Ian Dalton's swine flu update - standing down the national pandemic flu service
In his weekly update for HSJ and Nursing Times, national director for NHS flu resilience Ian Dalton discusses the latest developments in UK swine flu preparations
What should NHS staff be focusing their efforts on?
With levels of influenza caused by the H1N1 (2009) pandemic virus in the community currently low, I have been looking at the current arrangements in place to respond to the pandemic.
During the treatment phase of this pandemic, special arrangements were put in place in England for antiviral treatment. These included those with influenza like illness having early access to antivirals and the national pandemic flu service - a self-care service allowing patients with suspected H1N1 (2009) influenza to be assessed online or by telephone and issued with antivirals if appropriate.
With the support of the Royal College of GPs and the British Medical Association, the national pandemic flu service has been very successful in easing pressure on primary care services during the busiest times of the pandemic, allowing GPs to focus on those most ill and ensuring people get access to antivirals when they need them. However, with indicators showing that NHS pressures from influenza like illness and H1N1 (2009) are now less than half what they were two weeks before the national pandemic flu service being switched on, and in consultation with stakeholders, it has been decided to stand down the national pandemic flu service effective 1am Thursday 11 February 2010. The service can be restored in seven days should it be needed.
The web and phone service of the national pandemic flu service will be discontinued simultaneously. A mid-week date should allow time during the working week to gear up to making the change as smoothly as possible. PCTs, general practices and community pharmacies will need time to ensure that all their communications to patients, including websites, posters and leaflets, exclude reference to the national pandemic flu service, and that they can respond to any queries.
The swine flu information line will continue to operate and will provide recorded information messages, directing people to contact their GPs if appropriate and giving information about swine flu and self-care.

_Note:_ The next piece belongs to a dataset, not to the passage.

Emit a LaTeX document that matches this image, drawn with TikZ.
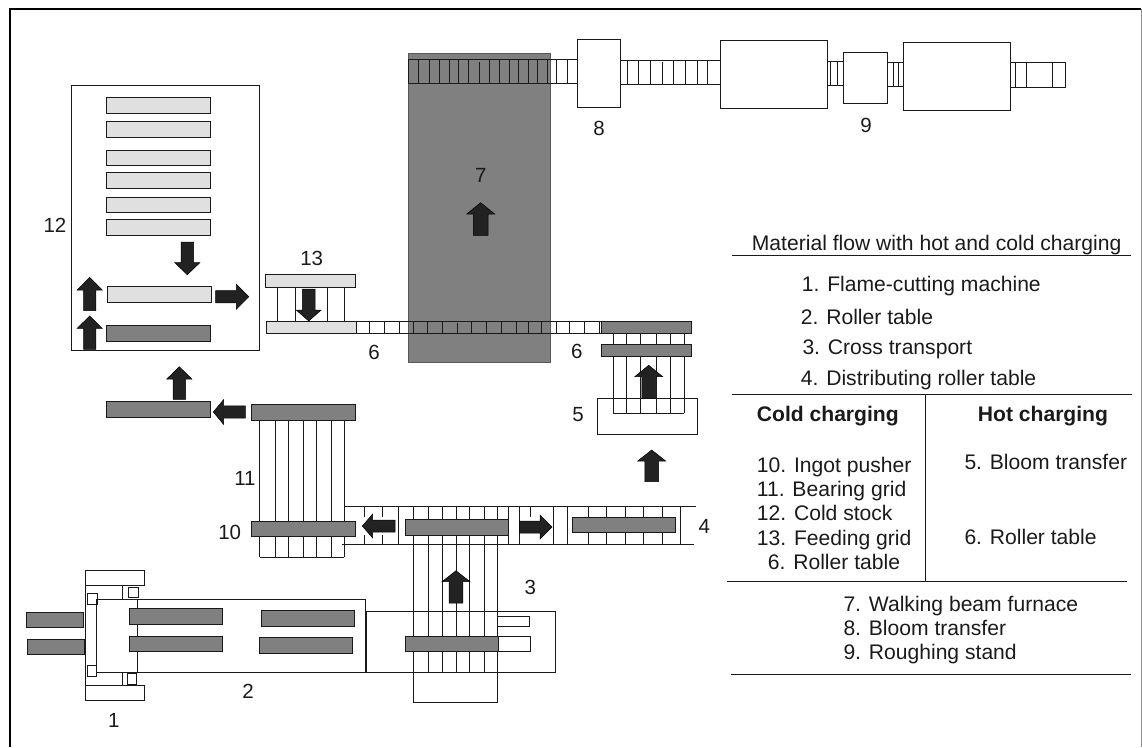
\documentclass[tikz,border=0pt]{standalone}
\usepackage{fontspec}
\setmainfont{Liberation Sans}
\definecolor{barD}{HTML}{808080}
\definecolor{barL}{HTML}{E0E0E0}
\definecolor{ink}{HTML}{1A1A1A}
\definecolor{arrowc}{HTML}{222222}
\tikzset{
  ln/.style={draw=ink,line width=0.9pt},
  box/.style={ln,fill=white},
  darkbar/.style={ln,fill=barD},
  lightbar/.style={ln,fill=barL},
  flow/.style={fill=arrowc,draw=black,line width=0.5pt,line join=miter},
  num/.style={inner sep=0pt,anchor=center,font=\fontsize{20.5}{24}\selectfont,text=ink},
  txt/.style={inner sep=0pt,anchor=base west,font=\fontsize{21.1}{25}\selectfont,text=ink},
  bold/.style={txt,font=\fontsize{21.1}{25}\selectfont\bfseries},
}
% rectangle: style, x1,y1,x2,y2
\newcommand\rct[5]{\draw[#1] (#2,#3) rectangle (#4,#5);}
% vertical lines: y1,y2,list of x
\newcommand\vls[3]{\foreach \xx in {#3} {\draw[ln] (\xx,#1) -- (\xx,#2);}}
% vertical arrow: x, tip, base, tail, half-shaft, half-head
\newcommand\varr[6]{\draw[flow] (#1,#2) -- (#1+#6,#3) -- (#1+#5,#3) -- (#1+#5,#4) -- (#1-#5,#4) -- (#1-#5,#3) -- (#1-#6,#3) -- cycle;}
% horizontal arrow: y, tip, base, tail, half-shaft, half-head
\newcommand\harr[6]{\draw[flow] (#2,#1) -- (#3,#1+#6) -- (#3,#1+#5) -- (#4,#1+#5) -- (#4,#1-#5) -- (#3,#1-#5) -- (#3,#1-#6) -- cycle;}
\begin{document}
\begin{tikzpicture}[x=1pt,y=-1pt]
\useasboundingbox (0,0) rectangle (1142,747);
% frame
\draw[black,line width=2.4pt] (9.7,747) -- (9.7,8.8) -- (1141,8.8);
\draw[black!45,line width=1pt] (1141,8.8) -- (1141,747);

% ---- furnace
\rct{draw=black!65,line width=1pt,fill=barD}{408.7}{53.3}{550}{362}
% top line with stands
\rct{ln}{408.7}{59}{577.4}{83.3}
\vls{59}{83.3}{418.3,429.6,439.1,449.1,458.7,468.7,489.1,499.1,509.6,518.7,528.3,537.8,547,556.5,567.4}
\vls{62}{83.3}{479.6}
\rct{box}{577.4}{39.3}{620.9}{107.3}
\rct{ln}{620.9}{60}{720.4}{84}
\vls{60}{84}{627,638.3,650.4,673.9,685.7,697,707.8}
\vls{62}{84}{662.2}
\rct{box}{720.4}{40.3}{827.4}{108.7}
\rct{ln}{827.4}{61}{843.5}{85.3}
\vls{61}{85.3}{830.4,837}
\rct{box}{843.5}{52.3}{887}{103.7}
\rct{ln}{887}{62.3}{903.9}{86.7}
\vls{62.3}{86.7}{893.5,898.7}
\rct{box}{903.9}{42}{1010.9}{110.3}
\rct{ln}{1010.9}{62.3}{1065}{87}
\vls{62.3}{87}{1015,1026.5,1052.6}
\varr{480.7}{202.7}{214}{235.3}{7.3}{14}

% ---- cold stock 12
\rct{box}{71.3}{85.3}{259.3}{350.7}
\rct{lightbar}{106.3}{97.3}{210.3}{113.3}
\rct{lightbar}{106.3}{121.3}{210.3}{137.3}
\rct{lightbar}{106.3}{150.3}{210.3}{165.7}
\rct{lightbar}{106.3}{172.3}{210.3}{188.3}
\rct{lightbar}{106.3}{197.3}{210.3}{212.7}
\rct{lightbar}{106.3}{219.3}{210.3}{235.3}
\rct{lightbar}{107.3}{286.3}{211.7}{302}
\rct{darkbar}{106.3}{325.7}{210.7}{341.7}
\varr{187.3}{274.7}{262.7}{242}{6.2}{12.5}
\harr{296.7}{248.7}{236.3}{215.7}{6.2}{12.5}
\varr{89.7}{277.3}{290}{310.7}{6.2}{12.5}
\varr{89.7}{316}{328.3}{349.3}{6.2}{12.5}
\varr{179.3}{366.7}{379}{399.3}{6.2}{12.5}
\harr{412}{213.3}{223.7}{245.3}{6.2}{12.5}
\rct{darkbar}{106.3}{401.7}{210.7}{417.7}

% ---- feeding grid 13 and roller table 6
\vls{287}{321}{277,295.7,327.3,344}
\rct{lightbar}{265.3}{274.3}{355}{287.3}
\rct{lightbar}{266.3}{321.3}{356}{333.7}
\varr{308.7}{321}{310}{289}{6.3}{12.5}
\rct{ln}{356}{321.3}{601.3}{333.7}
\vls{321.3}{333.7}{369.3,384.7,399.3,413.7,427.3,442.7,471.7,486.7,501.7,516,528.7,541.7,556,569.3,584.3,599}
\vls{323}{333.7}{457.3}
\rct{darkbar}{601.3}{321.3}{691}{333.7}

% ---- bloom transfer 5
\rct{box}{597.7}{398.3}{697.7}{434.3}
\vls{333.7}{413}{613,626.3,640.7,656.7,670.7,684.3}
\draw[ln] (613,413) -- (684.3,413);
\rct{darkbar}{601.3}{344}{691}{356.3}
\varr{648.7}{365.3}{376.7}{398}{6.8}{14}
\varr{651.7}{450}{461}{481.7}{6.8}{14}

% ---- bearing grid 11
\vls{420}{557}{259.7,275.7,288.7,303.3,316.7,331.3,344.3}
\draw[ln] (259.7,557) -- (344.3,557);
\rct{darkbar}{251.3}{404.3}{355}{420.3}
\rct{darkbar}{251.3}{521.3}{355}{536.3}

% ---- distributing roller table 4
\draw[ln] (344.3,506.7) -- (695.7,506.7);
\draw[ln] (342.3,544.3) -- (693.7,544.3);
\vls{506.7}{517}{364.3,382.7}
\vls{535}{544.3}{364.3,382.7}
\vls{506.7}{516.7}{530.3}
\vls{506.7}{544.3}{398.7,508.7,519.3,553,567.3,588.3,606.7,625.7,643.3,662.7,680.7}
\rct{darkbar}{572}{517}{675.7}{532.7}
\harr{526}{362.3}{372.7}{395}{6}{12}
\harr{527}{552}{540}{519.3}{6}{12}

% ---- box 3 and cross transport
\rct{ln}{366.7}{611.3}{555.3}{672}
\rct{box}{497.3}{616.3}{529.3}{626.3}
\rct{box}{498.3}{636.3}{530.3}{651.7}
\vls{506.7}{672}{428.7,442,456.7,469.7,484}
\draw[ln] (413.3,506.7) -- (413.3,702.7) -- (497.3,702.7) -- (497.3,506.7);
\rct{darkbar}{405}{519.7}{508.3}{535.3}
\rct{darkbar}{405}{636.3}{498.3}{651.7}
\varr{456}{570.7}{581.7}{603}{6.8}{14}

% ---- machine 1 and roller table 2
\rct{box}{85.5}{570.3}{144.5}{585.5}
\rct{box}{85.5}{685.3}{144.5}{700.7}
\draw[ln] (85.5,585.5) -- (85.5,685.3);
\vls{585.5}{600}{122.7}
\vls{672}{685.3}{122.7}
\rct{box}{128}{587}{138}{597}
\rct{box}{87.7}{593}{97.3}{604}
\rct{box}{87}{665.7}{96.7}{676.7}
\rct{box}{127.3}{673}{136.7}{684.3}
\draw[ln] (96.3,599.3) rectangle (365.7,672.3);
\draw[ln] (137.3,599.3) -- (137.3,672.3);
\rct{darkbar}{26.3}{612.3}{83.7}{627.7}
\rct{darkbar}{27}{639}{84.7}{654.3}
\rct{darkbar}{129.3}{608.3}{222.7}{624.3}
\rct{darkbar}{129.3}{636.3}{222.7}{651.7}
\rct{darkbar}{261}{610.7}{354}{626.7}
\rct{darkbar}{259.3}{637.3}{352.7}{653.3}

% ---- numbers
\node[num] (n1) at (113.7,720.7) {1};
\node[num] (n2) at (248,691.7) {2};
\node[num] (n3) at (530.3,587.3) {3};
\node[num] (n4) at (704.3,526.7) {4};
\node[num] (n5) at (578,414.7) {5};
\node[num] (n6a) at (374,352.3) {6};
\node[num] (n6b) at (576.7,351.3) {6};
\node[num] (n7) at (480.7,175) {7};
\node[num] (n8) at (599,128) {8};
\node[num] (n9) at (866,125) {9};
\node[num] (n10) at (229.7,532.3) {10};
\node[num] (n11) at (245,478.7) {11};
\node[num] (n12) at (55,225.7) {12};
\node[num] (n13) at (311.7,258) {13};

% ---- legend
\draw[ln] (732,255) -- (1131,255);
\draw[ln] (732.3,394.7) -- (1131.7,394.7);
\draw[ln] (925.3,394.7) -- (925.3,581.7);
\draw[ln] (726.7,581.3) -- (1126.7,581.3);
\draw[ln] (731,674) -- (1130.7,674);
\node[txt] (title) at (751.7,250.7) {Material flow with hot and cold charging};
\node[txt] (l1) at (801.7,291.7) {1. Flame-cutting machine};
\node[txt] (l2) at (800.7,324) {2. Roller table};
\node[txt] (l3) at (802.3,354) {3. Cross transport};
\node[txt] (l4) at (800.7,385.7) {4. Distributing roller table};
\node[bold] (cc) at (756.7,421.7) {Cold charging};
\node[bold] (hc) at (977.7,421.7) {Hot charging};
\node[txt] (l10) at (756.7,472.4) {10. Ingot pusher};
\node[txt] (l11) at (756.7,496.7) {11. Bearing grid};
\node[txt] (l12) at (756.7,520.7) {12. Cold stock};
\node[txt] (l13) at (756.7,545) {13. Feeding grid};
\node[txt] (l6a) at (767.7,569.3) {6. Roller table};
\node[txt] (l5) at (964.3,469.3) {5. Bloom transfer};
\node[txt] (l6b) at (964.3,544) {6. Roller table};
\node[txt] (l7) at (843.3,611) {7. Walking beam furnace};
\node[txt] (l8) at (843.3,635) {8. Bloom transfer};
\node[txt] (l9) at (843.3,659) {9. Roughing stand};
\end{tikzpicture}
\end{document}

From 11 February onwards, antivirals will only be authorised via healthcare professionals using either antiviral authorisation vouchers or the right hand side of FP10s (endorsed “ACP”). Antiviral collection points will continue to function until the end of the flu season and I expect PCTs to sustain a network of antiviral collection points appropriate for the level of demand in their areas, providing appropriate access for patients, and continue to ensure that practices are informed of their locations and opening times. It continues to be important that patients are able to gain access to antivirals quickly and therefore weekend and extended hours of access should still be provided.
The next steps
It is extremely important that we do not allow the current low levels of influenza like illness and the stand down of the national pandemic flu service to lead to a sense of complacency.
There is still considerable uncertainty about how the virus will behave over the coming months and years. Experts advise us that it likely that pandemic H1N1 (2009) will be the predominant flu virus in the 2010 influenza season, and it is worth remembering that swine flu is still in circulation.
Though the rates of hospitalisation and admissions to critical care facilities have fallen, substantial numbers of patients are still receiving treatment in this way. Deaths from pandemic H1N1 (2009) continue to occur, and while it is now clear that these rates overall have been lower than in previous pandemics and in some flu seasons, the disease has disproportionately affected young people, and this is where most complications have occurred, particularly in those with pre-existing chronic illness. Vaccination remains the best form of protection against swine flu.
Good progress has been made in delivery of the vaccination programme to date but we must not be complacent. Vaccination should continue to be made available to children under five and those in the priority groups, including frontline health and social care workers through your current vaccination programme arrangements.
A further campaign of national advertising will begin on Wednesday 27 January 2010 to publicise the vaccination programme and encourage eligible people to contact their GPs. The chief medical officer has also written to encourage GPs to make further contact with people in the risk groups who have not yet had the vaccine.
The healthcare worker vaccination programme is a key governance responsibility for NHS boards and preparations for this should have been included in September statements of readiness that I requested in July 2009. I would expect that staff who want to be vaccinated against swine flu should continue to be able to receive the vaccine.
Progress to date
Our response to the pandemic to date has been the result of a tremendous amount of hard work, collaboration and commitment on the part of the NHS. I would like to thank you once again for your contribution, as we respond to this next phase of the pandemic.
Surveillance and monitoring of swine flu cases will also continue. In the event of any reports of significant additional pressures on primary healthcare services, it will be important to confirm whether this is as a result of swine flu cases or other seasonal pressures.
All the latest information on the current increase in numbers of flu like illnesses, GP consultation rates, hospitalisations and deaths can be found on the HPA website.
The most up-to-date clinical information and guidance can be found on the Department of Health website at www.dh.gov.uk/swineflu.